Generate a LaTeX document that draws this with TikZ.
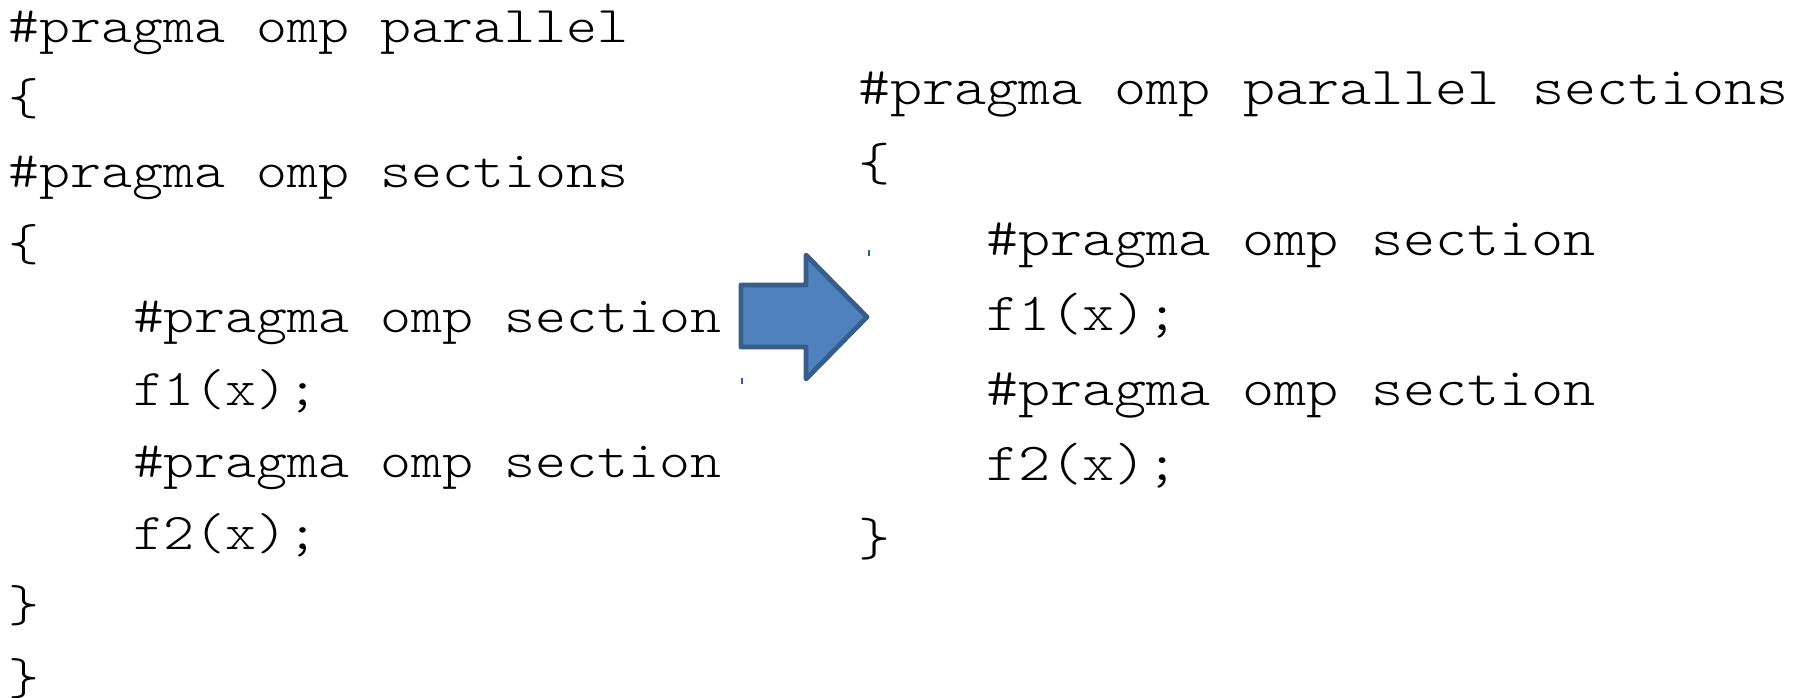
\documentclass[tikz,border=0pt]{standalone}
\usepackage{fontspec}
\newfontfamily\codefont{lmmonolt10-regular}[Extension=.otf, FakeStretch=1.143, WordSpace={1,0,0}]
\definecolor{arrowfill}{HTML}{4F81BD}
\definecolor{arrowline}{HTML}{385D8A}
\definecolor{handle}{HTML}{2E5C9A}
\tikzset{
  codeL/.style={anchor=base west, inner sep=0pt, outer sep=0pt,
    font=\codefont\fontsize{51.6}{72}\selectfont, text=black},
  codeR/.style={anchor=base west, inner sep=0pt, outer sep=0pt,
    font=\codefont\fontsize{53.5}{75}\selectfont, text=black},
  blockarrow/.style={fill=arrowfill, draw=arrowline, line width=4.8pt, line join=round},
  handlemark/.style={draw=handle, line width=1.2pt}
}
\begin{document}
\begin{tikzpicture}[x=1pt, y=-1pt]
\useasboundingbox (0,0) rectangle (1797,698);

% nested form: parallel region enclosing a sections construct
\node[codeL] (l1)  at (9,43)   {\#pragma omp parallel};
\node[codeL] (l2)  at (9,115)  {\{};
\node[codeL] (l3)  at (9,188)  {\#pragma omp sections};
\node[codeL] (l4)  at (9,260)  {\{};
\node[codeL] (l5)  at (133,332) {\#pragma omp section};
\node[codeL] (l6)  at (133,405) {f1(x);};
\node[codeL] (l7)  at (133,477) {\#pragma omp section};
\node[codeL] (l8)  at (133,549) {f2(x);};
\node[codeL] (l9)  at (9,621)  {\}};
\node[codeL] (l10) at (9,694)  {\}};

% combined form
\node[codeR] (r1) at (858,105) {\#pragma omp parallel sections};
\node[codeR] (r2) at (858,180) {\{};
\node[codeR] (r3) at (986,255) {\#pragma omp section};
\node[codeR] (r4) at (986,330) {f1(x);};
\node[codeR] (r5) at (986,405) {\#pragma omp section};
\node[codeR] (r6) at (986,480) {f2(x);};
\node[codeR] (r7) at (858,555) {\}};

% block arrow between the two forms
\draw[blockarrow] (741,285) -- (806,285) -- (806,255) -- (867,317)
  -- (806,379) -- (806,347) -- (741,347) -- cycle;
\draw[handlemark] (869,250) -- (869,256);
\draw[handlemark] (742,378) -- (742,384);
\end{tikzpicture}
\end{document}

+-------+

> [Task brief]
Reproduce the data above word for word from its first line through the line that holds "(0,0) rectangle (1797,698);", both ends included; skip pictures.

> [Solution]
Generate a LaTeX document that draws this with TikZ.
\documentclass[tikz,border=0pt]{standalone}
\usepackage{fontspec}
\newfontfamily\codefont{lmmonolt10-regular}[Extension=.otf, FakeStretch=1.143, WordSpace={1,0,0}]
\definecolor{arrowfill}{HTML}{4F81BD}
\definecolor{arrowline}{HTML}{385D8A}
\definecolor{handle}{HTML}{2E5C9A}
\tikzset{
  codeL/.style={anchor=base west, inner sep=0pt, outer sep=0pt,
    font=\codefont\fontsize{51.6}{72}\selectfont, text=black},
  codeR/.style={anchor=base west, inner sep=0pt, outer sep=0pt,
    font=\codefont\fontsize{53.5}{75}\selectfont, text=black},
  blockarrow/.style={fill=arrowfill, draw=arrowline, line width=4.8pt, line join=round},
  handlemark/.style={draw=handle, line width=1.2pt}
}
\begin{document}
\begin{tikzpicture}[x=1pt, y=-1pt]
\useasboundingbox (0,0) rectangle (1797,698);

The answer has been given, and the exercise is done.